(Aim):
Every line below should be copied exactly; drop the pictures.

____________________

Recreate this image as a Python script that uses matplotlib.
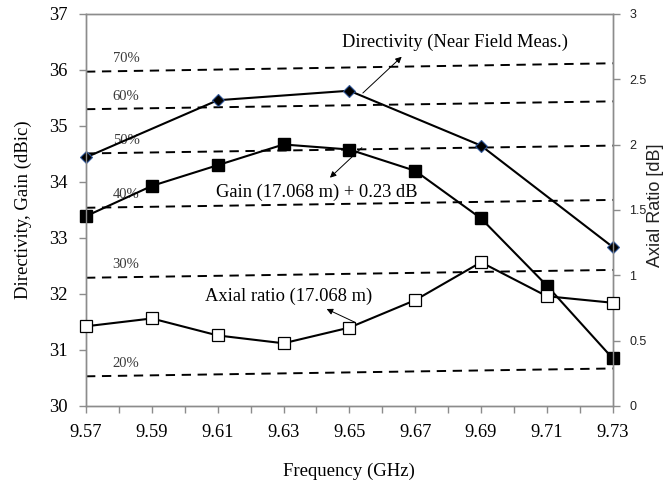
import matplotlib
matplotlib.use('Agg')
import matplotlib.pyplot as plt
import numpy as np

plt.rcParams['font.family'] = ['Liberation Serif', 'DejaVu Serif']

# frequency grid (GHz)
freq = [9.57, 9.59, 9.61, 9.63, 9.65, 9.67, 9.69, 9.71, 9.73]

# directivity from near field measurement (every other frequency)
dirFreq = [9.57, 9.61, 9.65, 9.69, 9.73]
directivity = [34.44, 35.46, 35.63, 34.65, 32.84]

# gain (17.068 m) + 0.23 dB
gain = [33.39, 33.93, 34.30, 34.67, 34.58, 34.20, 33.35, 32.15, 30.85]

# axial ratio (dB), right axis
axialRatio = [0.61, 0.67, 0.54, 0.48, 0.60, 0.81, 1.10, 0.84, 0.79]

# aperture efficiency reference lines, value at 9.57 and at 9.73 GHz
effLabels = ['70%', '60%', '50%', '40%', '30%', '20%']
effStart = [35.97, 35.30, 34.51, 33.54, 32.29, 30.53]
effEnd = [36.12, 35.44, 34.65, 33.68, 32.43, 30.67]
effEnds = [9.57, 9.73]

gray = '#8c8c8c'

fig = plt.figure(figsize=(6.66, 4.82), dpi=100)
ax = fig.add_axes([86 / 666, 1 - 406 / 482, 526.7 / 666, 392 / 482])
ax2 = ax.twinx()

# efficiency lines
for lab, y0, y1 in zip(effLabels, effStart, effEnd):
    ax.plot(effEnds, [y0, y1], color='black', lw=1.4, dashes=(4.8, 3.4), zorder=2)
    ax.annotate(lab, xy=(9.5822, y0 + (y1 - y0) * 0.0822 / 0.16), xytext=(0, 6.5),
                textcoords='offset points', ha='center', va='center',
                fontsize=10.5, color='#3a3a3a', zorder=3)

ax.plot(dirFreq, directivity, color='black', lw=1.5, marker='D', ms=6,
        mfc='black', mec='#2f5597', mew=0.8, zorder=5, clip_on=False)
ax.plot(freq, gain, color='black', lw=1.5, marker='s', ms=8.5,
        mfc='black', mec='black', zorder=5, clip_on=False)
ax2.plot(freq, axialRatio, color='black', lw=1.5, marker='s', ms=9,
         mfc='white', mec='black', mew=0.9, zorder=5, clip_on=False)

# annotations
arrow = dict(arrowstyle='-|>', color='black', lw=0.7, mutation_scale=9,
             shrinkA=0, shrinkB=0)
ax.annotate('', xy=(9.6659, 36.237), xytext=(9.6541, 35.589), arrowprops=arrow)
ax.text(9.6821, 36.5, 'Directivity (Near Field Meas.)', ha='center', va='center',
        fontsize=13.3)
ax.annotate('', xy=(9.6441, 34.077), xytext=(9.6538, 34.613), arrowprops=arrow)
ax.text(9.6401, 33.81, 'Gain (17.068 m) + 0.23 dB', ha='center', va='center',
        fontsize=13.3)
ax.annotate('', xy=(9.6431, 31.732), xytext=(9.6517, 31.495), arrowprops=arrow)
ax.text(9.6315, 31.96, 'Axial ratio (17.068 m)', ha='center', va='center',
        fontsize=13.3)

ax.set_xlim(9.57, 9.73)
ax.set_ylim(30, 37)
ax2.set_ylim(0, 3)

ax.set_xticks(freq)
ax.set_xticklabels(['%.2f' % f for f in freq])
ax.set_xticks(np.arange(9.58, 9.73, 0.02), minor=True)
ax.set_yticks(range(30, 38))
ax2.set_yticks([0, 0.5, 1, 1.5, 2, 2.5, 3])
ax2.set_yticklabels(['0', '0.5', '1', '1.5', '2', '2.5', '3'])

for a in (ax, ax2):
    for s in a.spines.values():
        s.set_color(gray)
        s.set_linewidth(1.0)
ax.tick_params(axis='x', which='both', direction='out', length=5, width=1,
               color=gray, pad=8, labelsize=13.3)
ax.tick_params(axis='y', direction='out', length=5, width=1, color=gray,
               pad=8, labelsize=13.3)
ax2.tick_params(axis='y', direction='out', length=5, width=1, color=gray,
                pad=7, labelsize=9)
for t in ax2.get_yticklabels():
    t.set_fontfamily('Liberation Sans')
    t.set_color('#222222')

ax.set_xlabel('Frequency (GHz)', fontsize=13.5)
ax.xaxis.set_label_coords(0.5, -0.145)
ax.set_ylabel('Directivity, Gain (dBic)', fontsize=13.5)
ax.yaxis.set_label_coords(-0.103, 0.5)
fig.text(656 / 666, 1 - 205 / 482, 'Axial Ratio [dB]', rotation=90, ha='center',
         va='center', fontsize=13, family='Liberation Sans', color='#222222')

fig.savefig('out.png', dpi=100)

____________________

(Exercise output):
Recreate this image as a Python script that uses matplotlib.
import matplotlib
matplotlib.use('Agg')
import matplotlib.pyplot as plt
import numpy as np

plt.rcParams['font.family'] = ['Liberation Serif', 'DejaVu Serif']

# frequency grid (GHz)
freq = [9.57, 9.59, 9.61, 9.63, 9.65, 9.67, 9.69, 9.71, 9.73]

# directivity from near field measurement (every other frequency)
dirFreq = [9.57, 9.61, 9.65, 9.69, 9.73]
directivity = [34.44, 35.46, 35.63, 34.65, 32.84]

# gain (17.068 m) + 0.23 dB
gain = [33.39, 33.93, 34.30, 34.67, 34.58, 34.20, 33.35, 32.15, 30.85]

# axial ratio (dB), right axis
axialRatio = [0.61, 0.67, 0.54, 0.48, 0.60, 0.81, 1.10, 0.84, 0.79]

# aperture efficiency reference lines, value at 9.57 and at 9.73 GHz
effLabels = ['70%', '60%', '50%', '40%', '30%', '20%']
effStart = [35.97, 35.30, 34.51, 33.54, 32.29, 30.53]
effEnd = [36.12, 35.44, 34.65, 33.68, 32.43, 30.67]
effEnds = [9.57, 9.73]

gray = '#8c8c8c'

fig = plt.figure(figsize=(6.66, 4.82), dpi=100)
ax = fig.add_axes([86 / 666, 1 - 406 / 482, 526.7 / 666, 392 / 482])
ax2 = ax.twinx()

# efficiency lines
for lab, y0, y1 in zip(effLabels, effStart, effEnd):
    ax.plot(effEnds, [y0, y1], color='black', lw=1.4, dashes=(4.8, 3.4), zorder=2)
    ax.annotate(lab, xy=(9.5822, y0 + (y1 - y0) * 0.0822 / 0.16), xytext=(0, 6.5),
                textcoords='offset points', ha='center', va='center',
                fontsize=10.5, color='#3a3a3a', zorder=3)

ax.plot(dirFreq, directivity, color='black', lw=1.5, marker='D', ms=6,
        mfc='black', mec='#2f5597', mew=0.8, zorder=5, clip_on=False)
ax.plot(freq, gain, color='black', lw=1.5, marker='s', ms=8.5,
        mfc='black', mec='black', zorder=5, clip_on=False)
ax2.plot(freq, axialRatio, color='black', lw=1.5, marker='s', ms=9,
         mfc='white', mec='black', mew=0.9, zorder=5, clip_on=False)

# annotations
arrow = dict(arrowstyle='-|>', color='black', lw=0.7, mutation_scale=9,
             shrinkA=0, shrinkB=0)
ax.annotate('', xy=(9.6659, 36.237), xytext=(9.6541, 35.589), arrowprops=arrow)
ax.text(9.6821, 36.5, 'Directivity (Near Field Meas.)', ha='center', va='center',
        fontsize=13.3)
ax.annotate('', xy=(9.6441, 34.077), xytext=(9.6538, 34.613), arrowprops=arrow)
ax.text(9.6401, 33.81, 'Gain (17.068 m) + 0.23 dB', ha='center', va='center',
        fontsize=13.3)
ax.annotate('', xy=(9.6431, 31.732), xytext=(9.6517, 31.495), arrowprops=arrow)
ax.text(9.6315, 31.96, 'Axial ratio (17.068 m)', ha='center', va='center',
        fontsize=13.3)

ax.set_xlim(9.57, 9.73)
ax.set_ylim(30, 37)
ax2.set_ylim(0, 3)

ax.set_xticks(freq)
ax.set_xticklabels(['%.2f' % f for f in freq])
ax.set_xticks(np.arange(9.58, 9.73, 0.02), minor=True)
ax.set_yticks(range(30, 38))
ax2.set_yticks([0, 0.5, 1, 1.5, 2, 2.5, 3])
ax2.set_yticklabels(['0', '0.5', '1', '1.5', '2', '2.5', '3'])

for a in (ax, ax2):
    for s in a.spines.values():
        s.set_color(gray)
        s.set_linewidth(1.0)
ax.tick_params(axis='x', which='both', direction='out', length=5, width=1,
               color=gray, pad=8, labelsize=13.3)
ax.tick_params(axis='y', direction='out', length=5, width=1, color=gray,
               pad=8, labelsize=13.3)
ax2.tick_params(axis='y', direction='out', length=5, width=1, color=gray,
                pad=7, labelsize=9)
for t in ax2.get_yticklabels():
    t.set_fontfamily('Liberation Sans')
    t.set_color('#222222')

ax.set_xlabel('Frequency (GHz)', fontsize=13.5)
ax.xaxis.set_label_coords(0.5, -0.145)
ax.set_ylabel('Directivity, Gain (dBic)', fontsize=13.5)
ax.yaxis.set_label_coords(-0.103, 0.5)
fig.text(656 / 666, 1 - 205 / 482, 'Axial Ratio [dB]', rotation=90, ha='center',
         va='center', fontsize=13, family='Liberation Sans', color='#222222')

fig.savefig('out.png', dpi=100)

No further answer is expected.